Vivimos en la paradoja de contar con muchos medios de comunicación al tiempo que presenciamos una pérdida de la capacidad de conversar. Al menos de conversaciones personales y fecundas.
Es difícil encontrar ambientes y hogares donde no haya intromisiones, mediáticas y virtuales, que impiden el diálogo sereno, profundo y confiado. Aparatos de diversa índole —teléfonos, pantallas y audios de todo tipo— distraen y sofocan nuestra necesidad de comunicación. Ya no es tan frecuente encontrar conversaciones espontáneas en la cena familiar, en la sala de espera o en la cola del bus, incluso entre los que van juntos pero separados por un móvil. El exceso de estos medios, de suyo buenos y que tanto pueden ayudar, invade espacios y ocasiones antes dedicados a la conversación.

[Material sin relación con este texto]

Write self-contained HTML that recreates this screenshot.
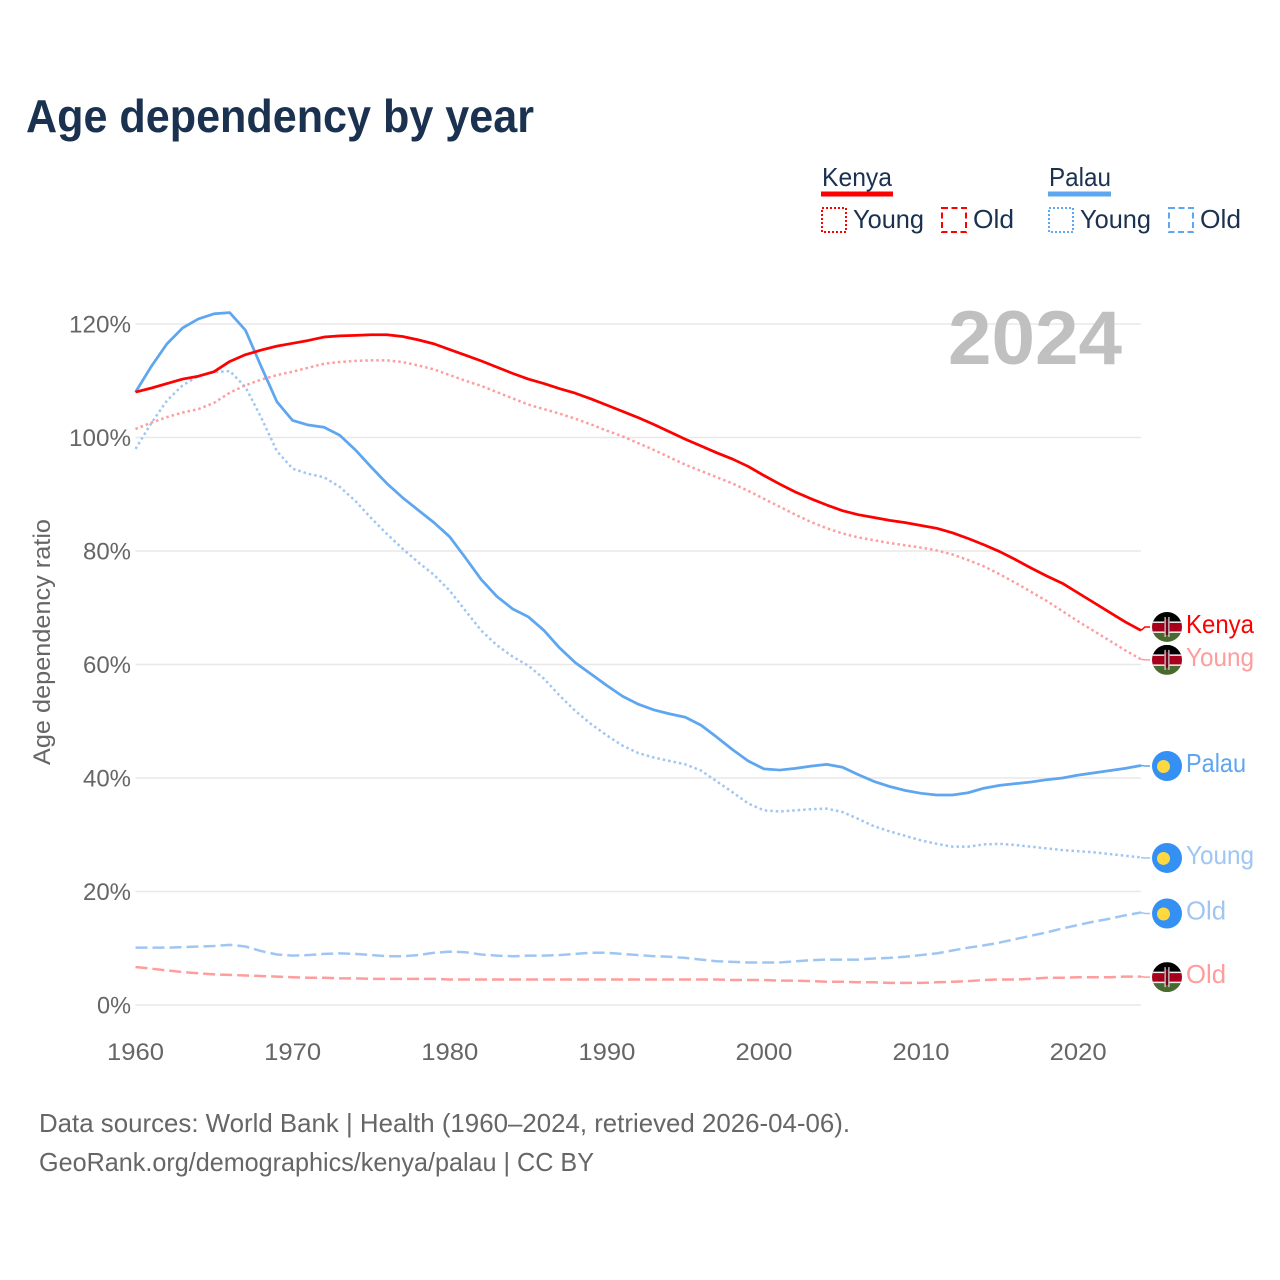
<!DOCTYPE html>
<html lang="en">
<head>
<meta charset="utf-8">
<title>Age dependency by year</title>
<style>
html,body{margin:0;padding:0;background:#fff;}
svg{display:block;font-family:"Liberation Sans",sans-serif;}
</style>
</head>
<body>
<svg id="chart" width="1280" height="1280" viewBox="0 0 1280 1280" xmlns="http://www.w3.org/2000/svg">
<defs>
<clipPath id="flag-clip" clipPathUnits="userSpaceOnUse"><circle cx="0" cy="0" r="15"/></clipPath>
</defs>
<rect width="1280" height="1280" fill="#fff"/>
<text x="26" y="132" font-size="46" font-weight="700" fill="#1a3250" textLength="508" lengthAdjust="spacingAndGlyphs">Age dependency by year</text>

<g font-size="26" fill="#1a3250">
<g>
<text x="822" y="186" textLength="70" lengthAdjust="spacingAndGlyphs">Kenya</text>
<rect x="821" y="191.500" width="72" height="5" fill="#ff0000"/>
<rect x="822" y="208" width="24" height="24" fill="none" stroke="#ff0000" stroke-width="2" stroke-dasharray="2 2"/>
<text x="853" y="228" textLength="71" lengthAdjust="spacingAndGlyphs">Young</text>
<rect x="942" y="208" width="24" height="24" fill="none" stroke="#ff0000" stroke-width="2" stroke-dasharray="6 3.500"/>
<text x="973" y="228" textLength="41" lengthAdjust="spacingAndGlyphs">Old</text>
</g>
<g>
<text x="1049" y="186" textLength="62" lengthAdjust="spacingAndGlyphs">Palau</text>
<rect x="1048" y="191.500" width="63" height="5" fill="#5ea6ef"/>
<rect x="1049" y="208" width="24" height="24" fill="none" stroke="#5ea6ef" stroke-width="2" stroke-dasharray="2 2"/>
<text x="1080" y="228" textLength="71" lengthAdjust="spacingAndGlyphs">Young</text>
<rect x="1169" y="208" width="24" height="24" fill="none" stroke="#5ea6ef" stroke-width="2" stroke-dasharray="6 3.500"/>
<text x="1200" y="228" textLength="41" lengthAdjust="spacingAndGlyphs">Old</text>
</g>
</g>

<g id="grid"></g>
<text x="948" y="364" font-size="76" font-weight="700" fill="#c0c0c0" textLength="174" lengthAdjust="spacingAndGlyphs">2024</text>
<g id="yticks"></g>
<g id="xticks"></g>
<text transform="translate(50,765) rotate(-90)" font-size="24" fill="#666" textLength="246" lengthAdjust="spacingAndGlyphs">Age dependency ratio</text>
<g id="series"></g>
<g id="labels"></g>

<g font-size="26" fill="#666">
<text x="39" y="1132" textLength="811" lengthAdjust="spacingAndGlyphs">Data sources: World Bank | Health (1960–2024, retrieved 2026-04-06).</text>
<text x="39" y="1171" textLength="555" lengthAdjust="spacingAndGlyphs">GeoRank.org/demographics/kenya/palau | CC BY</text>
</g>
</svg>

<script>
const firstYear = 1960;
const lastYear = 2024;
const xTickYears = [1960, 1970, 1980, 1990, 2000, 2010, 2020];
const yTickValues = [0, 20, 40, 60, 80, 100, 120];

const kenyaTotal = [
108.0,108.7,109.5,110.3,110.8,111.6,113.4,114.6,115.4,116.1,
116.6,117.1,117.7,117.9,118.0,118.1,118.1,117.8,117.2,116.5,
115.5,114.5,113.5,112.4,111.3,110.3,109.5,108.6,107.8,106.8,
105.7,104.6,103.5,102.3,101.0,99.7,98.5,97.3,96.2,94.9,
93.3,91.8,90.4,89.2,88.1,87.1,86.4,85.9,85.4,85.0,
84.5,84.0,83.2,82.2,81.1,79.9,78.5,77.0,75.6,74.3,
72.6,70.9,69.2,67.5,66.0];
const kenyaYoung = [
101.5,102.6,103.6,104.4,105.0,106.1,107.9,109.2,110.2,111.0,
111.6,112.3,113.0,113.3,113.5,113.6,113.6,113.3,112.7,112.0,
111.0,110.0,109.1,108.0,106.9,105.8,105.0,104.2,103.3,102.3,
101.2,100.2,99.0,97.8,96.5,95.2,94.1,93.0,91.9,90.6,
89.2,87.8,86.4,85.1,84.0,83.1,82.4,81.9,81.4,81.0,
80.6,80.1,79.4,78.4,77.3,75.9,74.4,72.8,71.2,69.4,
67.6,65.9,64.2,62.5,60.9];
const kenyaOld = [
6.7,6.4,6.1,5.8,5.6,5.4,5.3,5.2,5.1,5.0,
4.9,4.8,4.8,4.7,4.7,4.6,4.6,4.6,4.6,4.6,
4.5,4.5,4.5,4.5,4.5,4.5,4.5,4.5,4.5,4.5,
4.5,4.5,4.5,4.5,4.5,4.5,4.5,4.5,4.4,4.4,
4.4,4.3,4.3,4.2,4.1,4.1,4.0,4.0,3.9,3.9,
3.9,4.0,4.1,4.2,4.4,4.5,4.5,4.6,4.8,4.8,
4.9,4.9,4.9,5.0,5.0];
const palauTotal = [
108.0,112.5,116.5,119.3,120.9,121.8,122.0,118.9,112.5,106.3,
103.0,102.2,101.8,100.4,97.8,94.8,91.9,89.4,87.2,85.0,
82.5,78.8,75.0,72.0,69.8,68.4,66.0,62.9,60.3,58.3,
56.3,54.4,53.0,52.0,51.3,50.7,49.3,47.2,45.0,43.0,
41.6,41.4,41.7,42.1,42.4,41.9,40.6,39.4,38.5,37.8,
37.3,37.0,37.0,37.4,38.2,38.7,39.0,39.3,39.7,40.0,
40.5,40.9,41.3,41.7,42.2];
const palauYoung = [
98.0,102.5,106.5,109.2,110.8,111.5,111.7,108.9,103.5,97.6,
94.5,93.6,93.0,91.3,88.8,85.8,83.0,80.4,78.0,75.8,
73.0,69.5,66.0,63.4,61.4,59.8,57.5,54.5,51.8,49.5,
47.5,45.7,44.4,43.6,43.0,42.4,41.3,39.4,37.5,35.5,
34.3,34.1,34.3,34.5,34.6,34.0,32.8,31.5,30.6,29.8,
29.0,28.4,27.9,27.9,28.3,28.4,28.2,27.9,27.6,27.3,
27.1,26.9,26.6,26.3,26.0];
const palauOld = [
10.1,10.1,10.1,10.2,10.3,10.4,10.6,10.3,9.5,8.9,
8.7,8.8,9.0,9.1,9.0,8.8,8.6,8.6,8.8,9.2,
9.4,9.3,8.9,8.7,8.6,8.7,8.7,8.8,9.0,9.2,
9.2,9.0,8.8,8.6,8.5,8.3,8.0,7.7,7.6,7.5,
7.5,7.5,7.7,7.9,8.0,8.0,8.0,8.2,8.3,8.5,
8.8,9.1,9.6,10.1,10.5,11.0,11.6,12.2,12.8,13.5,
14.1,14.7,15.2,15.8,16.3];

const SVG_NS = 'http://www.w3.org/2000/svg';
const xAxis = v => 135.5 + (v - firstYear) * (1141 - 135.5) / (lastYear - firstYear);
const yAxis = v => 1005 - v * (1005 - 324) / 120;

function make(tag, parent, attrs) {
  const el = document.createElementNS(SVG_NS, tag);
  for (const k in attrs) el.setAttribute(k, attrs[k]);
  parent.appendChild(el);
  return el;
}

const gridG = document.getElementById('grid');
const yG = document.getElementById('yticks');
const xG = document.getElementById('xticks');
const seriesG = document.getElementById('series');
const labelsG = document.getElementById('labels');

yTickValues.forEach(v => {
  const line = make('line', gridG, {x1: 135.5, x2: 1141, y1: yAxis(v), y2: yAxis(v), stroke: '#e8e8e8', 'stroke-width': 1.5});
  
  
  const t = make('text', yG, {x: 131, y: yAxis(v) + 8.500, 'text-anchor': 'end', 'font-size': 24, fill: '#666', textLength: String(v).length * 14 + 20, lengthAdjust: 'spacingAndGlyphs'});
  
  
  t.textContent = v + '%';
});

xTickYears.forEach(y => {
  const t = make('text', xG, {x: xAxis(y), y: 1060, 'text-anchor': 'middle', 'font-size': 24, fill: '#666', textLength: 57, lengthAdjust: 'spacingAndGlyphs'});
  
  
  t.textContent = y;
});

const RED = '#ff0000', BLUE = '#5ea6ef', LRED = '#ff9c9c', LBLUE = '#9fc6f3';
const DOT = '2.500 3', DASH = '12 5';

function linePath(values) {
  return values.map((v, i) => (i ? 'L' : 'M') + xAxis(firstYear + i).toFixed(2) + ' ' + yAxis(v).toFixed(2)).join(' ');
}

function drawSeries(name, values, color, dash, width) {
  const p = make('path', seriesG, {d: linePath(values), fill: 'none', stroke: color, 'stroke-width': width, 'stroke-linejoin': 'round'});
  if (dash) p.setAttribute('stroke-dasharray', dash);
  
  
}

drawSeries('palau-old', palauOld, LBLUE, DASH, 2.500);
drawSeries('kenya-old', kenyaOld, LRED, DASH, 2.500);
drawSeries('palau-young', palauYoung, LBLUE, DOT, 2.500);
drawSeries('kenya-young', kenyaYoung, LRED, DOT, 2.500);
drawSeries('palau-total', palauTotal, BLUE, null, 2.750);
drawSeries('kenya-total', kenyaTotal, RED, null, 2.750);

function kenyaFlag(cy, name) {
  const g = make('g', labelsG, {transform: 'translate(1167,' + cy + ')'});
  
  
  const inner = make('g', g, {'clip-path': 'url(#flag-clip)'});
  make('rect', inner, {x: -15, y: -15, width: 30, height: 10.500, fill: '#000'});
  make('rect', inner, {x: -15, y: -4.500, width: 30, height: 9.500, fill: '#a8001c'});
  make('rect', inner, {x: -15, y: 5, width: 30, height: 10, fill: '#4a6b30'});
  make('rect', inner, {x: -15, y: -5.500, width: 30, height: 1.500, fill: '#eee'});
  make('rect', inner, {x: -15, y: 4.500, width: 30, height: 1.500, fill: '#eee'});
  make('ellipse', inner, {cx: 0, cy: 0, rx: 3.500, ry: 8, fill: '#7a0016'});
  make('rect', inner, {x: -2.500, y: -10, width: 1.200, height: 20, fill: '#ddd'});
  make('rect', inner, {x: 1.300, y: -10, width: 1.200, height: 20, fill: '#ddd'});
}

function palauFlag(cy, name) {
  const g = make('g', labelsG, {transform: 'translate(1167,' + cy + ')'});
  
  
  make('circle', g, {cx: 0, cy: 0, r: 15, fill: '#3590f3'});
  make('circle', g, {cx: -3.500, cy: 0.500, r: 6.500, fill: '#ffd83d'});
}

function endLabel(key, text, values, color, dash, flagShift, width, flag) {
  const endY = yAxis(values[values.length - 1]);
  const cy = endY + flagShift;
  const c = make('path', labelsG, {d: 'M1141 ' + endY + ' L1145 ' + cy + ' L1150 ' + cy, fill: 'none', stroke: color, 'stroke-width': 1.500});
  
  
  flag(cy, key + '-flag');
  const t = make('text', labelsG, {x: 1186, y: cy + 6, 'font-size': 26, fill: color, textLength: width, lengthAdjust: 'spacingAndGlyphs'});
  
  
  t.textContent = text;
}

endLabel('kenya-total', 'Kenya', kenyaTotal, RED, null, -3.500, 68, kenyaFlag);
endLabel('kenya-young', 'Young', kenyaYoung, LRED, DOT, 0.500, 68, kenyaFlag);
endLabel('palau-total', 'Palau', palauTotal, BLUE, null, 0.500, 60, palauFlag);
endLabel('palau-young', 'Young', palauYoung, LBLUE, DOT, 0.500, 68, palauFlag);
endLabel('palau-old', 'Old', palauOld, LBLUE, DASH, 1, 40, palauFlag);
endLabel('kenya-old', 'Old', kenyaOld, LRED, DASH, 0.500, 40, kenyaFlag);
</script>
</body>
</html>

Singularidad de la conversación
Incluso los contenidos de nuestras conversaciones nos vienen dados. Se renuncia a tratar temas que comprometen la existencia y tocan afectos, en favor de la dictadura de la actualidad, a veces ya seleccionada y orientada desde el exterior. Y se nos empuja a la repetición y al comentario de lo que otros dicen. Además, la falta de tiempo, propia de nuestra vida agitada dificulta la lectura y el “sano aburrimiento” que tanto estimulan la creatividad, la reflexión y la comunicación.

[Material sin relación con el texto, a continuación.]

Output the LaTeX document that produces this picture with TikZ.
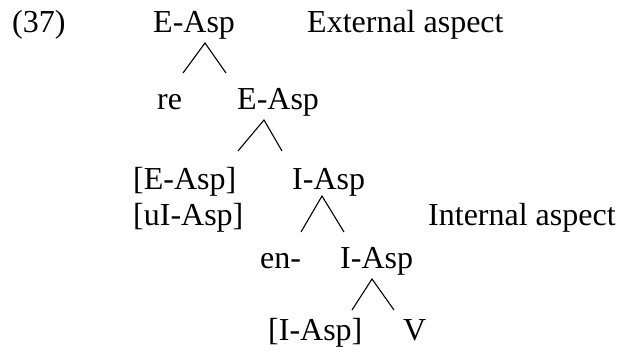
\documentclass[tikz,border=0pt]{standalone}
\usepackage{fontspec}
\setmainfont{Liberation Serif}
\begin{document}
\begin{tikzpicture}[x=1pt,y=1pt,
  lbl/.style={anchor=base west,inner sep=0pt,font=\fontsize{32}{38}\selectfont},
  branch/.style={line width=1.1pt}]
\useasboundingbox (0,0) rectangle (618,354);
% rows (y = 354 - baseline px)
\node[lbl] (num) at (12,321) {(37)};
\node[lbl] (e1) at (153,321) {E-Asp};
\node[lbl] (ext) at (307,321) {External aspect};
\node[lbl] (re) at (157,244) {re};
\node[lbl] (e2) at (237,244) {E-Asp};
\node[lbl] (ef) at (133,165) {[E-Asp]};
\node[lbl] (i1) at (292,165) {I-Asp};
\node[lbl] (uif) at (133,129) {[uI-Asp]};
\node[lbl] (int) at (428,129) {Internal aspect};
\node[lbl] (en) at (260,86) {en-};
\node[lbl] (i2) at (340,86) {I-Asp};
\node[lbl] (if) at (268,14) {[I-Asp]};
\node[lbl] (v) at (403,14) {V};
% branch points
\coordinate (a1) at (205,311); \coordinate (l1) at (183,281); \coordinate (r1) at (226,281);
\coordinate (a2) at (264,234); \coordinate (l2) at (238,203); \coordinate (r2) at (282,203);
\coordinate (a3) at (322,158); \coordinate (l3) at (301,122); \coordinate (r3) at (344,122);
\coordinate (a4) at (372,75); \coordinate (l4) at (352,44); \coordinate (r4) at (394,44);
\draw[branch] (l1) -- (a1) -- (r1);
\draw[branch] (l2) -- (a2) -- (r2);
\draw[branch] (l3) -- (a3) -- (r3);
\draw[branch] (l4) -- (a4) -- (r4);
\end{tikzpicture}
\end{document}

Toda conversación está marcada por la singularidad y el carácter personal, por la cultura y el ambiente de quienes hablan. La idiosincrasia de pueblos y épocas también cuentan. Curiosamente estas variables son uniformadas por el WhatsApp que une con abreviaturas concisión e inmediatez, anulando la riqueza de nuestra lengua y de la comunicación no verbal, incapaz de ser sustituida por ocurrentes emoticonos o siglas.
Aprender a conversar
El arte de la conversación, como todo arte, no es fruto directo de técnicas ni de reglas, sino que requiere un aprendizaje personal en un ambiente que nos permita avanzar poco a poco, e incluso equivocarnos, sin pagar altos precios de autoestima. Ayudan algunas técnicas con sentido común y reglas sensatas como las de San Ignacio (Del modo de negociar y conversar en el Señor). Pero sobre todo hace falta: dedicar tiempo, renunciar a la eficacia, confiar en las relaciones, escuchar bien, salvar espacios sin injerencias mediáticas, tener conciencia de la presencia de Dios en la conversación y libertad de espíritu.

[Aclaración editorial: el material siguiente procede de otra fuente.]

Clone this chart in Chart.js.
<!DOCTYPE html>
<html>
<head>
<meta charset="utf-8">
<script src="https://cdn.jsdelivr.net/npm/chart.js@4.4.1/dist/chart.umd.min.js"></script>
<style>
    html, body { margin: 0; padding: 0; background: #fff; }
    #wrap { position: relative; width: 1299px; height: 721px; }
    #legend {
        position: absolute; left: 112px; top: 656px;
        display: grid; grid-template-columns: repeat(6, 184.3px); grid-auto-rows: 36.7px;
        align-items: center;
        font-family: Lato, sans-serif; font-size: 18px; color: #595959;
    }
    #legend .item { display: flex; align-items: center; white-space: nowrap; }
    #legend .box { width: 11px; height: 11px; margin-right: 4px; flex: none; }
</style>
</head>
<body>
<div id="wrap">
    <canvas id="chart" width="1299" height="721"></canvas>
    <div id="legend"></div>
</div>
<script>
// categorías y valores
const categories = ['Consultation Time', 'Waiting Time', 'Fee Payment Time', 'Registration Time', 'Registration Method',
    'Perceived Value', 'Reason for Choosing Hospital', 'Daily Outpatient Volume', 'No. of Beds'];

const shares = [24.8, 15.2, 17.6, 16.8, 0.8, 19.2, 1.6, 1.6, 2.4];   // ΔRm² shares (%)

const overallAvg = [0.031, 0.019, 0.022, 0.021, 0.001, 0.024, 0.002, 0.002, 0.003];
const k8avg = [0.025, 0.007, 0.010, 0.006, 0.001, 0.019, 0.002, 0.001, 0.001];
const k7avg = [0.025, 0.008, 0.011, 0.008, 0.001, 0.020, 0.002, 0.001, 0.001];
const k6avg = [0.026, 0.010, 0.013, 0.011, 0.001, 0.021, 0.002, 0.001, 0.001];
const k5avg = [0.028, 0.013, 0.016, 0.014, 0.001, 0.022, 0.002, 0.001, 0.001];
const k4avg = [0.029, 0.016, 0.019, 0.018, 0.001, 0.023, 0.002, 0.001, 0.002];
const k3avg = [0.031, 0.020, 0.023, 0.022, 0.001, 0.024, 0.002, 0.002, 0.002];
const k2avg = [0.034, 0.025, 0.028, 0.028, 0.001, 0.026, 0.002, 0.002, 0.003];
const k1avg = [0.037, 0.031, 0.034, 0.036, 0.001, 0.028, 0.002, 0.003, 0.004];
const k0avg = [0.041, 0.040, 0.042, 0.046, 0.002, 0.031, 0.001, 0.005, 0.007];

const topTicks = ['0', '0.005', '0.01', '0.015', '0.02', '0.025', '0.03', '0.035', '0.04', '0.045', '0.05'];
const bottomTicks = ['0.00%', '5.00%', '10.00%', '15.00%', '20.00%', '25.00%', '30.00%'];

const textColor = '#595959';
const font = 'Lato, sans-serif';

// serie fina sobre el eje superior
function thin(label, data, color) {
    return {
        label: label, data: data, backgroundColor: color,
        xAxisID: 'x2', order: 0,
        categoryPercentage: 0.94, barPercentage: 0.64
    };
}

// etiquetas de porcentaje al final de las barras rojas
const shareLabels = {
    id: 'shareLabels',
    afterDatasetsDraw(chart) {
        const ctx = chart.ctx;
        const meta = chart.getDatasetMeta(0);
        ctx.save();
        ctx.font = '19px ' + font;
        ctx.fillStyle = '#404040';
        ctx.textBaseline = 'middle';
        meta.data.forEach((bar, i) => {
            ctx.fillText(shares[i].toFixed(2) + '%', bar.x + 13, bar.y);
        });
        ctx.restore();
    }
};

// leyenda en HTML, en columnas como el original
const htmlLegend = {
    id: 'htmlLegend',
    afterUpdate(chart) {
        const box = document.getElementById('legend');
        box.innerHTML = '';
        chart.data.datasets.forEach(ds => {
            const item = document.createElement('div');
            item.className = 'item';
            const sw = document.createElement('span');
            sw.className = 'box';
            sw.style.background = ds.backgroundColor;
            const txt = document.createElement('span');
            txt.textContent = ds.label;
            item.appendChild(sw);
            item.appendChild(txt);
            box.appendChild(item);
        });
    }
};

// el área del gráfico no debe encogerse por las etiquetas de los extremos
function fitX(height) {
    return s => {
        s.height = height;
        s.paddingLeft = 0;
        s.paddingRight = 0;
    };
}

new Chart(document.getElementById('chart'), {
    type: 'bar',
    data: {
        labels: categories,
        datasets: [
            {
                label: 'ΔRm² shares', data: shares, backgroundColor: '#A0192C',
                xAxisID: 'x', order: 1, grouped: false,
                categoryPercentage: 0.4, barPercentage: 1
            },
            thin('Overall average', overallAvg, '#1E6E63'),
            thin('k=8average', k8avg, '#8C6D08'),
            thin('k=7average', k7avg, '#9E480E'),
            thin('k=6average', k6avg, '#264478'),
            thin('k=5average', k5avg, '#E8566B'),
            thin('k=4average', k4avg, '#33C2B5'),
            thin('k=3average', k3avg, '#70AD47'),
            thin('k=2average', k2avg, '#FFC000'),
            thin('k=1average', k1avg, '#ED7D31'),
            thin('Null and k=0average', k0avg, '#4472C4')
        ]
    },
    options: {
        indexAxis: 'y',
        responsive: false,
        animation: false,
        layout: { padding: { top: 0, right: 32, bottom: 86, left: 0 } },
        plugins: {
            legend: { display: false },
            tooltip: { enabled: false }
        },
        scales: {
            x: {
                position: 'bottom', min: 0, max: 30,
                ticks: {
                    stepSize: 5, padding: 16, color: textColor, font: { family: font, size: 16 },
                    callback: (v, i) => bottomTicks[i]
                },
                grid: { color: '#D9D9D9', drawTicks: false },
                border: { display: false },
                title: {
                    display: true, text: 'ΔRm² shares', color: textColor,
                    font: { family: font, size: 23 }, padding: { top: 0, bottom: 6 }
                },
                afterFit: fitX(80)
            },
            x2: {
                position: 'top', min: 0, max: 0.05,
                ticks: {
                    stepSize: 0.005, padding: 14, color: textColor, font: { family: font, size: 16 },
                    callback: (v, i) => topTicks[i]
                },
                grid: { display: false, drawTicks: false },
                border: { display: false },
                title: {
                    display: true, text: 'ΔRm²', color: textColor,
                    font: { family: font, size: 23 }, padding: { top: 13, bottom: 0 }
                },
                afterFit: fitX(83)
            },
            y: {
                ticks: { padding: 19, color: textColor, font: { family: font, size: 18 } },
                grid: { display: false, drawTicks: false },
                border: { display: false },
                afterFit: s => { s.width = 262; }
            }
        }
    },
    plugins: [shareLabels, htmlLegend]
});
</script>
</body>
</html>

Es importante el modo de hablar dentro de una conversación: dialogar sin exageraciones ni desprecios, sin rencores ni ironías, con un adecuado lenguaje no verbal y sin levantar el tono de voz. «Hablar poco y tarde; oír largo y con gusto», dicen las pautas ignacianas. A su vez, favorece mucho que haya alternancia entre el silencio respetuoso y el uso de la palabra, que surge como celebración agradecida ante el otro. El don de la conversación personal fortalece vínculos, alivia nuestra fragilidad, despierta anhelos y deseos, expulsa miedos e incertidumbres. Conversar nos aporta el riesgo y la emoción de la experiencia personal, del cara a cara. Crea puentes.
Recordemos que cada palabra lleva consigo un sí a Dios, quien antes nos ha hablado y nos ha donado la palabra humana para alabarle y hacer el bien a los demás. En última instancia toda palabra es un sí al Creador por el regalo de nuestra propia existencia.